Heat oil in a large skillet over medium heat. Add onions and garlic, and cook 3-4 minutes, or until soft.

Step 2

Stir in corn, beans, chili powder, and cumin. Then add the shredded chicken.

Step 3

Remove skillet from heat and stir in salsa, 1/4 cup enchilada sauce, and 1/2 cup cheese. Season the mixture with salt and pepper, to taste.

Step 4

Preheat the oven to 375 degrees F. Line a sheet pan with parchment paper and set aside. If using aluminum foil, lightly spray with a non-stick spray.

Step 5

Trim the ends of the zucchini and using a vegetable peeler, peel zucchini into thin ribbons. First few are usually too skinny to use. You can also use a mandoline slicer.

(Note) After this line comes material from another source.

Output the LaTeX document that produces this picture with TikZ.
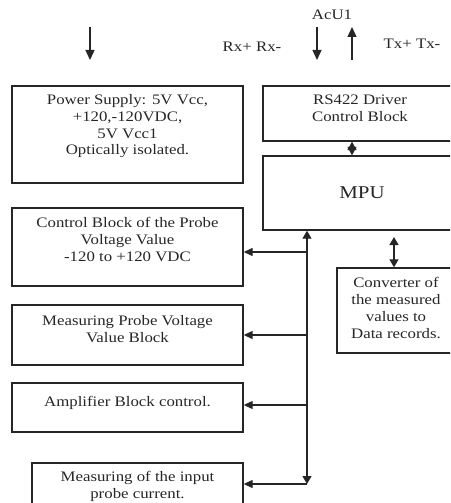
\documentclass[tikz,border=0pt]{standalone}
\usepackage{fontspec}
\setmainfont[FakeStretch=1.16]{Liberation Serif}
\usetikzlibrary{arrows.meta}
\definecolor{ink}{HTML}{262626}
\begin{document}
\begin{tikzpicture}[x=1pt,y=-1pt,
  blk/.style={draw=ink, line width=1.4pt, rectangle, inner sep=0pt},
  txt/.style={text=ink, align=center, inner sep=0pt, anchor=north,
    font=\fontsize{14.5}{16.7}\selectfont},
  lbl/.style={text=ink, inner sep=0pt, font=\fontsize{14.5}{16.7}\selectfont},
  wire/.style={draw=ink, line width=1.3pt},
  tip/.style={-{Triangle[length=9pt,width=8pt]}},
  bigtip/.style={-{Triangle[length=10pt,width=9pt]}},
  dtip/.style={{Triangle[length=8pt,width=9pt]}-{Triangle[length=8pt,width=9pt]}},
  knot/.style={{Triangle[length=8.5pt,width=9pt]}-{Triangle[length=8.5pt,width=9pt]}}
]
\path[use as bounding box] (0,0) rectangle (450,503);
\clip (0,0) rectangle (450,503);

% blocks
\node[blk, minimum width=231pt, minimum height=97pt] (ps)   at (127.5,134.5) {};
\node[blk, minimum width=194pt, minimum height=55pt] (rs)   at (360,113.5) {};
\node[blk, minimum width=198pt, minimum height=74pt] (mpu)  at (362,193) {};
\node[blk, minimum width=231pt, minimum height=78pt] (cb)   at (127.5,247) {};
\node[blk, minimum width=118pt, minimum height=85pt] (conv) at (396,310.5) {};
\node[blk, minimum width=231pt, minimum height=60pt] (mpv)  at (127.5,335) {};
\node[blk, minimum width=231pt, minimum height=49pt] (amp)  at (127.5,407.5) {};
\node[blk, minimum width=211pt, minimum height=52pt] (mic)  at (137.5,489) {};

% block texts
\node[txt] (ps-t) at (127.5,94.5) {Power Supply: 5V Vcc,\\+120,-120VDC,\\5V Vcc1\\Optically isolated.};
\node[txt] (rs-t) at (360,94.5) {RS422 Driver\\Control Block};
\node[text=ink, inner sep=0pt, font=\fontsize{18}{20}\selectfont] (mpu-t) at (362,193) {MPU};
\node[txt] (cb-t) at (127.5,217.5) {Control Block of the Probe\\Voltage Value\\-120 to +120 VDC};
\node[txt] (conv-t) at (396,277.5) {Converter of\\the measured\\values to\\Data records.};
\node[txt] (mpv-t) at (127.5,315.5) {Measuring Probe Voltage\\Value Block};
\node[txt] (amp-t) at (127.5,396.5) {Amplifier Block control.};
\node[txt] (mic-t) at (137.5,471.5) {Measuring of the input\\probe current.};

% external signals
\node[lbl] (acu) at (332,15) {AcU1};
\node[lbl] (rx) at (252,47) {Rx+ Rx-};
\node[lbl] (tx) at (412,44) {Tx+ Tx-};
\coordinate (pin-a) at (90,27);
\coordinate (pin-b) at (90,60);
\coordinate (rx-a) at (317,27);
\coordinate (rx-b) at (317,60);
\coordinate (tx-a) at (352,60);
\coordinate (tx-b) at (352,27);
\draw[wire, bigtip] (pin-a) -- (pin-b);
\draw[wire, bigtip] (rx-a) -- (rx-b);
\draw[wire, bigtip] (tx-a) -- (tx-b);

% driver <-> MPU
\draw[wire, knot] (rs.south -| 352,0) -- (mpu.north -| 352,0);

% bus from MPU to the measuring blocks
\coordinate (bus-top) at (mpu.south -| 307,0);
\coordinate (bus-end) at (307,484);
\coordinate (b1) at (307,252);
\coordinate (b2) at (307,335);
\coordinate (b3) at (307,405);
\draw[wire, dtip] (bus-top) -- (bus-end);
\draw[wire, tip] (b1) -- (b1 -| cb.east);
\draw[wire, tip] (b2) -- (b2 -| mpv.east);
\draw[wire, tip] (b3) -- (b3 -| amp.east);
\draw[wire, tip] (bus-end) -- (bus-end -| mic.east);

% MPU <-> converter
\coordinate (cv-top) at (394,237);
\draw[wire, dtip] (cv-top) -- (conv.north -| cv-top);
\end{tikzpicture}
\end{document}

You need a total of 42 zucchini ribbons.

Step 6

On a cutting board, lay out 3 ribbons of zucchini slightly overlapping each other. Add generous 1/4 cup of chicken mixture and tightly roll up the zucchini. Transfer to the sheet pan seam down, creating two rows of seven in the middle of sheet pan, for a total of 14 rolls.

Step 7

Spoon remaining enchilada sauce over the zucchini enchiladas and top with remaining cheese.

Step 8

Bake for 22-25 minutes, or until cheese is melted and filling is hot. Before serving, let enchiladas rest for 5-10 minutes so the rolls can absorb any excess moisture from the bottom of the pan.